The present invention provides methods and compositions for the separation of hemoglobin molecules and endogenous antioxidant enzymes from red blood cell stroma. The method of separation further reduces the level of potential adventious agents, such that a substanitally viral free hemoglobin/antioxidant solution is produced. Specifically, the present invention provides a method for preparing a modified hemoglobin solution comprising endogenous antioxidant enzymes of the red blood cells. The method comprises contacting a stroma free hemoglobin solution with at least one filtration means that retains viral particles and allows passage of a filtrate comprising hemoglobin and endogenous antioxidant enzymes, chemically modifying the filtrate with an agent, and isolating the modified hemoglobin and antioxidant enzymes. In one embodiment, the method of the present invention is used to synthesize pyridoxalated hemoglobin polyoxyethylene conjugate (PHP).
The present invention also provides a method of preparing a chemically modified hemoglobin. The method consists of contacting a stroma free hemoglobin solution with at least one filtration means, wherein a first filtration means retains viral particles and allows passage of a filtrate comprising hemoglobin and endogenous antioxidant enzymes and the filtrate is substantially free of viral contamination; chemically modifying the filtrate with an agent; and, isolating the modified hemoglobin and antioxidant enzymes.

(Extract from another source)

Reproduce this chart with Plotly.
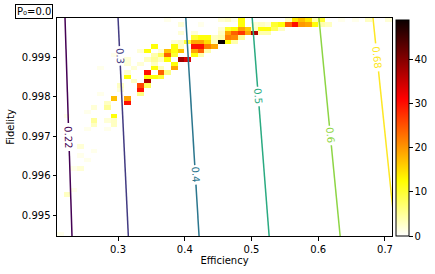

The present invention further provides a composition comprising a modified hemoglobin solution. The modified hemoglobin solution comprises chemically-modified hemoglobin molecules and at least one endogenous antioxidant enzyme wherein the chemical modification comprises crosslinking with bifunctional activated polyoxyethylene (POE). The endogenous antioxidants present in the solution retain enzymatic activity, and the solution is substantially free of viral contamination.